Transcribe every line exactly. Leave the pictures behind.

## Start COLLECTED DATA

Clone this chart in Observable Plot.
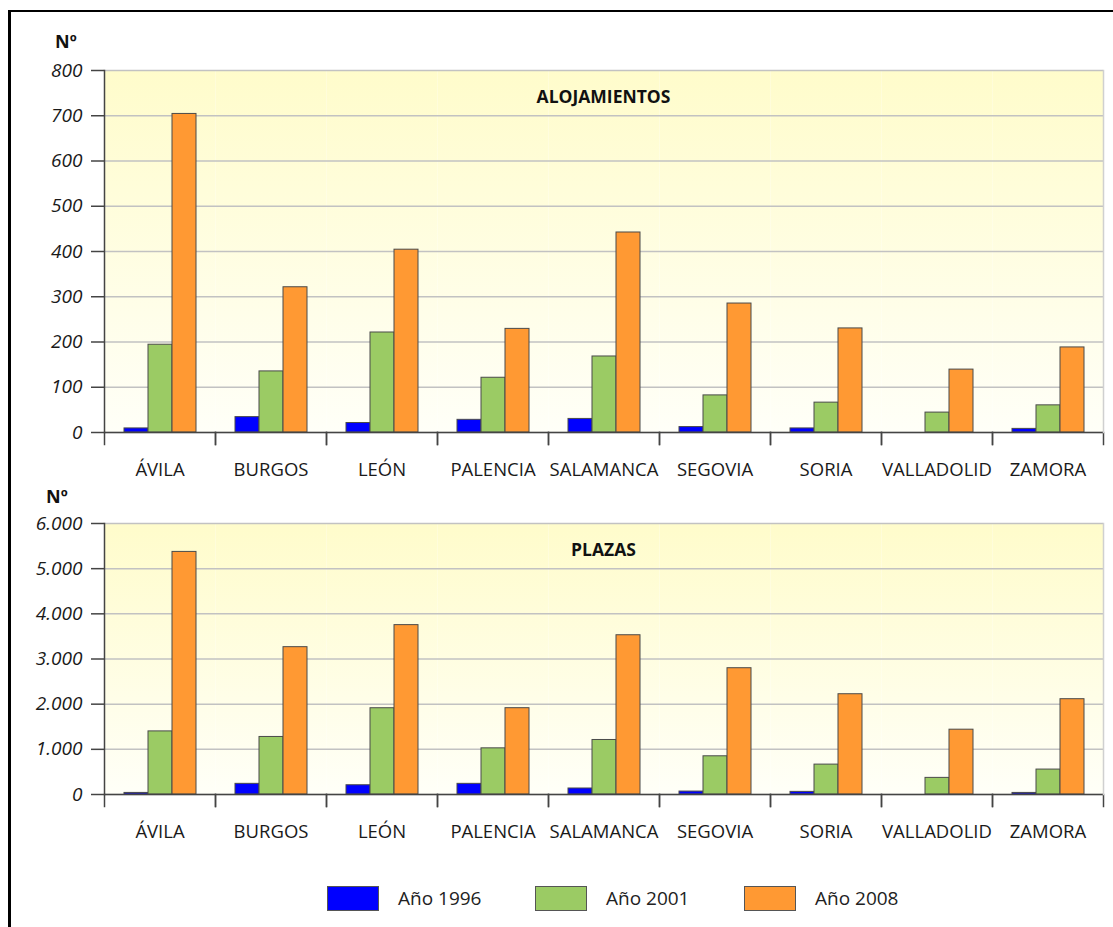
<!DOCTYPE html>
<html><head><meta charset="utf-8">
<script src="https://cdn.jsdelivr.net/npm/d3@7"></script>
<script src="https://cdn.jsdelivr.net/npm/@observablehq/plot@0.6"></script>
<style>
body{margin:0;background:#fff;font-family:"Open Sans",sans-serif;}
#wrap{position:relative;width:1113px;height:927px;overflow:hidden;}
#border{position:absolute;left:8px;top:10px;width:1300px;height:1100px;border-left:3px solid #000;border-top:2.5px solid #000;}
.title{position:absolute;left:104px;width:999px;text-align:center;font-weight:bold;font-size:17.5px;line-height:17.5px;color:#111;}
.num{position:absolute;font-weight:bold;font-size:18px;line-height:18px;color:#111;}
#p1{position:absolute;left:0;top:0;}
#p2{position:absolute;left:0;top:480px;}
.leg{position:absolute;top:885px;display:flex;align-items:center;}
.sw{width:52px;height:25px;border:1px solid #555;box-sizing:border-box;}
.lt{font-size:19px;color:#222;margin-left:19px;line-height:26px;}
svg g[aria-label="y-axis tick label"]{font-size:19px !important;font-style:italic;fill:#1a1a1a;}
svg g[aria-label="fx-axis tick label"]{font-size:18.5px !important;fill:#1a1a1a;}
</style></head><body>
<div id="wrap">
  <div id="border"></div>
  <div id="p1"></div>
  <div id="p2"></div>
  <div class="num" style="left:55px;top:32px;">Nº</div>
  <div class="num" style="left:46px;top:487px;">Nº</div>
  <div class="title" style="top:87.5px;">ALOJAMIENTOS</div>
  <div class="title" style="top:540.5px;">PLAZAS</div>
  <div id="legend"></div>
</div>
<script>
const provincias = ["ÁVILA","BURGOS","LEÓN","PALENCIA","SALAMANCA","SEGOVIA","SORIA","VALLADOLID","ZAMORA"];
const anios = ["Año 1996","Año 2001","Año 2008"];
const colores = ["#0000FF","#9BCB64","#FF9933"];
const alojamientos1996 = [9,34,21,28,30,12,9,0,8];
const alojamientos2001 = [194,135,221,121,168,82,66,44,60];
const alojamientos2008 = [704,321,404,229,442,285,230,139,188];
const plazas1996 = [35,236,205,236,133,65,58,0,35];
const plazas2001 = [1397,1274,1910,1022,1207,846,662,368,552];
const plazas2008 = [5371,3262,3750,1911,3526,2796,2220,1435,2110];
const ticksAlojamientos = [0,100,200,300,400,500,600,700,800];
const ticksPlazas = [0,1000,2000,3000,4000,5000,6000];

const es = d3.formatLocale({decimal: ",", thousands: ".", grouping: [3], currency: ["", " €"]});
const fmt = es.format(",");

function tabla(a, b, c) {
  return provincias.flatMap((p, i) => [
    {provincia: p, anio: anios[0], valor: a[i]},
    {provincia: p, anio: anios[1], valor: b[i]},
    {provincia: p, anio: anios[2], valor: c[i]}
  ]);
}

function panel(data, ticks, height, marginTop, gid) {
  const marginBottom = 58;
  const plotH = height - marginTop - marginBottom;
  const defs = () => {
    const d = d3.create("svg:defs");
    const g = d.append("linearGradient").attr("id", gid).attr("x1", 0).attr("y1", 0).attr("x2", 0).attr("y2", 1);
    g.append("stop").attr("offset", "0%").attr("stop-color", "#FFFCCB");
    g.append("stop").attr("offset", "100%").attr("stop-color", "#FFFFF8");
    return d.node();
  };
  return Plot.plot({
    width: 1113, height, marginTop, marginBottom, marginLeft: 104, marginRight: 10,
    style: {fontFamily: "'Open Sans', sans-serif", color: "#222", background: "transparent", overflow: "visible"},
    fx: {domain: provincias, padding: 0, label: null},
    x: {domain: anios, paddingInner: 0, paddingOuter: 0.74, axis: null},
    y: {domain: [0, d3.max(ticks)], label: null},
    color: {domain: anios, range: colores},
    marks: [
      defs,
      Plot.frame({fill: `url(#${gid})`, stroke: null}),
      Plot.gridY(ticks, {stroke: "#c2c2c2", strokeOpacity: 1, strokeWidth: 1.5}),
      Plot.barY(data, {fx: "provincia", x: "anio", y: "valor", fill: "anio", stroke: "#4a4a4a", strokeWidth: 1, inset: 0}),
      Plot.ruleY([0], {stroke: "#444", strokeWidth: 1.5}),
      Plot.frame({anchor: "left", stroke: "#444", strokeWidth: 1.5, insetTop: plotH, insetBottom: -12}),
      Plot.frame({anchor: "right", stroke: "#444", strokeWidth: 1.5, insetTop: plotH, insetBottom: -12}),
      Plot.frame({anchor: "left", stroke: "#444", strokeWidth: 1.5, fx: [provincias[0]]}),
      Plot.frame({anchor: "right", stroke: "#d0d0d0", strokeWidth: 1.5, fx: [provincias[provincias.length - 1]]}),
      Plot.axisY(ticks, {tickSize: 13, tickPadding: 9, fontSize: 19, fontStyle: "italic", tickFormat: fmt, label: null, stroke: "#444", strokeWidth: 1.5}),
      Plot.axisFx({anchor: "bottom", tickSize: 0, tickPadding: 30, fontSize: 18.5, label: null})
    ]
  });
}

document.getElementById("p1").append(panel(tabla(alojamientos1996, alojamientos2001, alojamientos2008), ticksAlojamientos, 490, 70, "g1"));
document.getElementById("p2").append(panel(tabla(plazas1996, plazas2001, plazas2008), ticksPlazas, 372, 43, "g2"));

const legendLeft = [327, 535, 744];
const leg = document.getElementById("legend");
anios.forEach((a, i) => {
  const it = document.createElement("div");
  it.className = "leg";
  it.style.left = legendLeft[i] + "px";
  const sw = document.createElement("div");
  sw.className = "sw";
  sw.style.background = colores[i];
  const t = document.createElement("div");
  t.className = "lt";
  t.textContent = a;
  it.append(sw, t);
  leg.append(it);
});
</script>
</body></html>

## End COLLECTED DATA

**RESPONSE:**
Clone this chart in Observable Plot.
<!DOCTYPE html>
<html><head><meta charset="utf-8">
<script src="https://cdn.jsdelivr.net/npm/d3@7"></script>
<script src="https://cdn.jsdelivr.net/npm/@observablehq/plot@0.6"></script>
<style>
body{margin:0;background:#fff;font-family:"Open Sans",sans-serif;}
#wrap{position:relative;width:1113px;height:927px;overflow:hidden;}
#border{position:absolute;left:8px;top:10px;width:1300px;height:1100px;border-left:3px solid #000;border-top:2.5px solid #000;}
.title{position:absolute;left:104px;width:999px;text-align:center;font-weight:bold;font-size:17.5px;line-height:17.5px;color:#111;}
.num{position:absolute;font-weight:bold;font-size:18px;line-height:18px;color:#111;}
#p1{position:absolute;left:0;top:0;}
#p2{position:absolute;left:0;top:480px;}
.leg{position:absolute;top:885px;display:flex;align-items:center;}
.sw{width:52px;height:25px;border:1px solid #555;box-sizing:border-box;}
.lt{font-size:19px;color:#222;margin-left:19px;line-height:26px;}
svg g[aria-label="y-axis tick label"]{font-size:19px !important;font-style:italic;fill:#1a1a1a;}
svg g[aria-label="fx-axis tick label"]{font-size:18.5px !important;fill:#1a1a1a;}
</style></head><body>
<div id="wrap">
  <div id="border"></div>
  <div id="p1"></div>
  <div id="p2"></div>
  <div class="num" style="left:55px;top:32px;">Nº</div>
  <div class="num" style="left:46px;top:487px;">Nº</div>
  <div class="title" style="top:87.5px;">ALOJAMIENTOS</div>
  <div class="title" style="top:540.5px;">PLAZAS</div>
  <div id="legend"></div>
</div>
<script>
const provincias = ["ÁVILA","BURGOS","LEÓN","PALENCIA","SALAMANCA","SEGOVIA","SORIA","VALLADOLID","ZAMORA"];
const anios = ["Año 1996","Año 2001","Año 2008"];
const colores = ["#0000FF","#9BCB64","#FF9933"];
const alojamientos1996 = [9,34,21,28,30,12,9,0,8];
const alojamientos2001 = [194,135,221,121,168,82,66,44,60];
const alojamientos2008 = [704,321,404,229,442,285,230,139,188];
const plazas1996 = [35,236,205,236,133,65,58,0,35];
const plazas2001 = [1397,1274,1910,1022,1207,846,662,368,552];
const plazas2008 = [5371,3262,3750,1911,3526,2796,2220,1435,2110];
const ticksAlojamientos = [0,100,200,300,400,500,600,700,800];
const ticksPlazas = [0,1000,2000,3000,4000,5000,6000];

const es = d3.formatLocale({decimal: ",", thousands: ".", grouping: [3], currency: ["", " €"]});
const fmt = es.format(",");

function tabla(a, b, c) {
  return provincias.flatMap((p, i) => [
    {provincia: p, anio: anios[0], valor: a[i]},
    {provincia: p, anio: anios[1], valor: b[i]},
    {provincia: p, anio: anios[2], valor: c[i]}
  ]);
}

function panel(data, ticks, height, marginTop, gid) {
  const marginBottom = 58;
  const plotH = height - marginTop - marginBottom;
  const defs = () => {
    const d = d3.create("svg:defs");
    const g = d.append("linearGradient").attr("id", gid).attr("x1", 0).attr("y1", 0).attr("x2", 0).attr("y2", 1);
    g.append("stop").attr("offset", "0%").attr("stop-color", "#FFFCCB");
    g.append("stop").attr("offset", "100%").attr("stop-color", "#FFFFF8");
    return d.node();
  };
  return Plot.plot({
    width: 1113, height, marginTop, marginBottom, marginLeft: 104, marginRight: 10,
    style: {fontFamily: "'Open Sans', sans-serif", color: "#222", background: "transparent", overflow: "visible"},
    fx: {domain: provincias, padding: 0, label: null},
    x: {domain: anios, paddingInner: 0, paddingOuter: 0.74, axis: null},
    y: {domain: [0, d3.max(ticks)], label: null},
    color: {domain: anios, range: colores},
    marks: [
      defs,
      Plot.frame({fill: `url(#${gid})`, stroke: null}),
      Plot.gridY(ticks, {stroke: "#c2c2c2", strokeOpacity: 1, strokeWidth: 1.5}),
      Plot.barY(data, {fx: "provincia", x: "anio", y: "valor", fill: "anio", stroke: "#4a4a4a", strokeWidth: 1, inset: 0}),
      Plot.ruleY([0], {stroke: "#444", strokeWidth: 1.5}),
      Plot.frame({anchor: "left", stroke: "#444", strokeWidth: 1.5, insetTop: plotH, insetBottom: -12}),
      Plot.frame({anchor: "right", stroke: "#444", strokeWidth: 1.5, insetTop: plotH, insetBottom: -12}),
      Plot.frame({anchor: "left", stroke: "#444", strokeWidth: 1.5, fx: [provincias[0]]}),
      Plot.frame({anchor: "right", stroke: "#d0d0d0", strokeWidth: 1.5, fx: [provincias[provincias.length - 1]]}),
      Plot.axisY(ticks, {tickSize: 13, tickPadding: 9, fontSize: 19, fontStyle: "italic", tickFormat: fmt, label: null, stroke: "#444", strokeWidth: 1.5}),
      Plot.axisFx({anchor: "bottom", tickSize: 0, tickPadding: 30, fontSize: 18.5, label: null})
    ]
  });
}

document.getElementById("p1").append(panel(tabla(alojamientos1996, alojamientos2001, alojamientos2008), ticksAlojamientos, 490, 70, "g1"));
document.getElementById("p2").append(panel(tabla(plazas1996, plazas2001, plazas2008), ticksPlazas, 372, 43, "g2"));

const legendLeft = [327, 535, 744];
const leg = document.getElementById("legend");
anios.forEach((a, i) => {
  const it = document.createElement("div");
  it.className = "leg";
  it.style.left = legendLeft[i] + "px";
  const sw = document.createElement("div");
  sw.className = "sw";
  sw.style.background = colores[i];
  const t = document.createElement("div");
  t.className = "lt";
  t.textContent = a;
  it.append(sw, t);
  leg.append(it);
});
</script>
</body></html>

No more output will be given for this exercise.